» Data shown:
▽
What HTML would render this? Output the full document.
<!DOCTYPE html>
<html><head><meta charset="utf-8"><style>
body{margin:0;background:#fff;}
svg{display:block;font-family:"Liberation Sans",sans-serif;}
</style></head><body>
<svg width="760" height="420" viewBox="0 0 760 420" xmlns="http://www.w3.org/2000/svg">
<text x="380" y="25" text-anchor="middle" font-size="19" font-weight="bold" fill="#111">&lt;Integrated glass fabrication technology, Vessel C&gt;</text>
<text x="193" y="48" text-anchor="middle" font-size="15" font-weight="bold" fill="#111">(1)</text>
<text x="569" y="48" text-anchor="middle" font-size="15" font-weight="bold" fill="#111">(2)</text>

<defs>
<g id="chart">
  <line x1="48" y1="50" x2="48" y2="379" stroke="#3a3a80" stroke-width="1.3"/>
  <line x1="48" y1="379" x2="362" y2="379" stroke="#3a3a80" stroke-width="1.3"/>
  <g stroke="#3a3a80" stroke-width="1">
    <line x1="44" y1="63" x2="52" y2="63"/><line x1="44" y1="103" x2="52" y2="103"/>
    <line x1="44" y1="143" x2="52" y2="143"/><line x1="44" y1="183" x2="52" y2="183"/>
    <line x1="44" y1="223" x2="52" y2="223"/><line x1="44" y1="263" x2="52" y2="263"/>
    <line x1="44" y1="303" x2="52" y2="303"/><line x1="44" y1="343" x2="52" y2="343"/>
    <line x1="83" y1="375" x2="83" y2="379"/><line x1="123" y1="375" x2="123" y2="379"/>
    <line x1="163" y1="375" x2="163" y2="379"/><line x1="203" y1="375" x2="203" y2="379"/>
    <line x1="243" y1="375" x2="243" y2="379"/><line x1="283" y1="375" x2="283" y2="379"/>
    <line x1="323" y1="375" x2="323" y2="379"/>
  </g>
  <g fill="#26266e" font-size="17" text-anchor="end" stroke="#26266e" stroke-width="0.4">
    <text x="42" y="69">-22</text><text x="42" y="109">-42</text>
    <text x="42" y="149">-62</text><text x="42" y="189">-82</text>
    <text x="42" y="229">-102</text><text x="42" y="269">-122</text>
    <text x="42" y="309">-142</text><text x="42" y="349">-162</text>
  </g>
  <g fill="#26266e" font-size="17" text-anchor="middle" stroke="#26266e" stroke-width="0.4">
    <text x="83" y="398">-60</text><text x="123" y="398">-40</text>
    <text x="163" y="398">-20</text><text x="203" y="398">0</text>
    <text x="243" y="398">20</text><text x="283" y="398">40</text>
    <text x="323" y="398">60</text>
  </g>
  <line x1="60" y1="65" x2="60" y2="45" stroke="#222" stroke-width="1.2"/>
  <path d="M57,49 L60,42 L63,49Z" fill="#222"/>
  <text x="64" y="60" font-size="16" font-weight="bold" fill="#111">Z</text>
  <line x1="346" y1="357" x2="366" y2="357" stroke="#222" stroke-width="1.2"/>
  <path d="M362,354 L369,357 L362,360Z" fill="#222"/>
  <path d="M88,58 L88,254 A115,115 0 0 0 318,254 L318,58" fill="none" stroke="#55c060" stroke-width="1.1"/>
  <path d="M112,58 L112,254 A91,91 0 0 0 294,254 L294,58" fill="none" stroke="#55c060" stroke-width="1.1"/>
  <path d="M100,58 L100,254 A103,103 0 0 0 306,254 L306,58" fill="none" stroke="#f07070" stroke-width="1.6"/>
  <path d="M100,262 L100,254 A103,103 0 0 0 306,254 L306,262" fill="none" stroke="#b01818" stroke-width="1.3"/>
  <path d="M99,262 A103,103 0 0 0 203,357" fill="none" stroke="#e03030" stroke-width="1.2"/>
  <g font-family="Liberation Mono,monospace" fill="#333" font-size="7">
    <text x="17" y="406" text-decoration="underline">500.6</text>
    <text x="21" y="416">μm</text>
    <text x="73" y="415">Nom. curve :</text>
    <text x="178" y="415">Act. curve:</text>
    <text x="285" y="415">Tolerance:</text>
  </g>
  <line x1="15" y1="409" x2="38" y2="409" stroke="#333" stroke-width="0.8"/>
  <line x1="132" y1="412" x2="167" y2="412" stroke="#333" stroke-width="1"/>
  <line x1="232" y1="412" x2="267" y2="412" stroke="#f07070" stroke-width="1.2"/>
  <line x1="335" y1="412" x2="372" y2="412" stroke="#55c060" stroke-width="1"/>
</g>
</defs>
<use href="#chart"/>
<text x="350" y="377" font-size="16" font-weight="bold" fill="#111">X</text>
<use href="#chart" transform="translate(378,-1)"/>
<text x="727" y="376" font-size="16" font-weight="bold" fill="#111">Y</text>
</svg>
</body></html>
△
» Task to carry out: All of the data needs to be reproduced exactly, with no line missing.

» The answer:
What HTML would render this? Output the full document.
<!DOCTYPE html>
<html><head><meta charset="utf-8"><style>
body{margin:0;background:#fff;}
svg{display:block;font-family:"Liberation Sans",sans-serif;}
</style></head><body>
<svg width="760" height="420" viewBox="0 0 760 420" xmlns="http://www.w3.org/2000/svg">
<text x="380" y="25" text-anchor="middle" font-size="19" font-weight="bold" fill="#111">&lt;Integrated glass fabrication technology, Vessel C&gt;</text>
<text x="193" y="48" text-anchor="middle" font-size="15" font-weight="bold" fill="#111">(1)</text>
<text x="569" y="48" text-anchor="middle" font-size="15" font-weight="bold" fill="#111">(2)</text>

<defs>
<g id="chart">
  <line x1="48" y1="50" x2="48" y2="379" stroke="#3a3a80" stroke-width="1.3"/>
  <line x1="48" y1="379" x2="362" y2="379" stroke="#3a3a80" stroke-width="1.3"/>
  <g stroke="#3a3a80" stroke-width="1">
    <line x1="44" y1="63" x2="52" y2="63"/><line x1="44" y1="103" x2="52" y2="103"/>
    <line x1="44" y1="143" x2="52" y2="143"/><line x1="44" y1="183" x2="52" y2="183"/>
    <line x1="44" y1="223" x2="52" y2="223"/><line x1="44" y1="263" x2="52" y2="263"/>
    <line x1="44" y1="303" x2="52" y2="303"/><line x1="44" y1="343" x2="52" y2="343"/>
    <line x1="83" y1="375" x2="83" y2="379"/><line x1="123" y1="375" x2="123" y2="379"/>
    <line x1="163" y1="375" x2="163" y2="379"/><line x1="203" y1="375" x2="203" y2="379"/>
    <line x1="243" y1="375" x2="243" y2="379"/><line x1="283" y1="375" x2="283" y2="379"/>
    <line x1="323" y1="375" x2="323" y2="379"/>
  </g>
  <g fill="#26266e" font-size="17" text-anchor="end" stroke="#26266e" stroke-width="0.4">
    <text x="42" y="69">-22</text><text x="42" y="109">-42</text>
    <text x="42" y="149">-62</text><text x="42" y="189">-82</text>
    <text x="42" y="229">-102</text><text x="42" y="269">-122</text>
    <text x="42" y="309">-142</text><text x="42" y="349">-162</text>
  </g>
  <g fill="#26266e" font-size="17" text-anchor="middle" stroke="#26266e" stroke-width="0.4">
    <text x="83" y="398">-60</text><text x="123" y="398">-40</text>
    <text x="163" y="398">-20</text><text x="203" y="398">0</text>
    <text x="243" y="398">20</text><text x="283" y="398">40</text>
    <text x="323" y="398">60</text>
  </g>
  <line x1="60" y1="65" x2="60" y2="45" stroke="#222" stroke-width="1.2"/>
  <path d="M57,49 L60,42 L63,49Z" fill="#222"/>
  <text x="64" y="60" font-size="16" font-weight="bold" fill="#111">Z</text>
  <line x1="346" y1="357" x2="366" y2="357" stroke="#222" stroke-width="1.2"/>
  <path d="M362,354 L369,357 L362,360Z" fill="#222"/>
  <path d="M88,58 L88,254 A115,115 0 0 0 318,254 L318,58" fill="none" stroke="#55c060" stroke-width="1.1"/>
  <path d="M112,58 L112,254 A91,91 0 0 0 294,254 L294,58" fill="none" stroke="#55c060" stroke-width="1.1"/>
  <path d="M100,58 L100,254 A103,103 0 0 0 306,254 L306,58" fill="none" stroke="#f07070" stroke-width="1.6"/>
  <path d="M100,262 L100,254 A103,103 0 0 0 306,254 L306,262" fill="none" stroke="#b01818" stroke-width="1.3"/>
  <path d="M99,262 A103,103 0 0 0 203,357" fill="none" stroke="#e03030" stroke-width="1.2"/>
  <g font-family="Liberation Mono,monospace" fill="#333" font-size="7">
    <text x="17" y="406" text-decoration="underline">500.6</text>
    <text x="21" y="416">μm</text>
    <text x="73" y="415">Nom. curve :</text>
    <text x="178" y="415">Act. curve:</text>
    <text x="285" y="415">Tolerance:</text>
  </g>
  <line x1="15" y1="409" x2="38" y2="409" stroke="#333" stroke-width="0.8"/>
  <line x1="132" y1="412" x2="167" y2="412" stroke="#333" stroke-width="1"/>
  <line x1="232" y1="412" x2="267" y2="412" stroke="#f07070" stroke-width="1.2"/>
  <line x1="335" y1="412" x2="372" y2="412" stroke="#55c060" stroke-width="1"/>
</g>
</defs>
<use href="#chart"/>
<text x="350" y="377" font-size="16" font-weight="bold" fill="#111">X</text>
<use href="#chart" transform="translate(378,-1)"/>
<text x="727" y="376" font-size="16" font-weight="bold" fill="#111">Y</text>
</svg>
</body></html>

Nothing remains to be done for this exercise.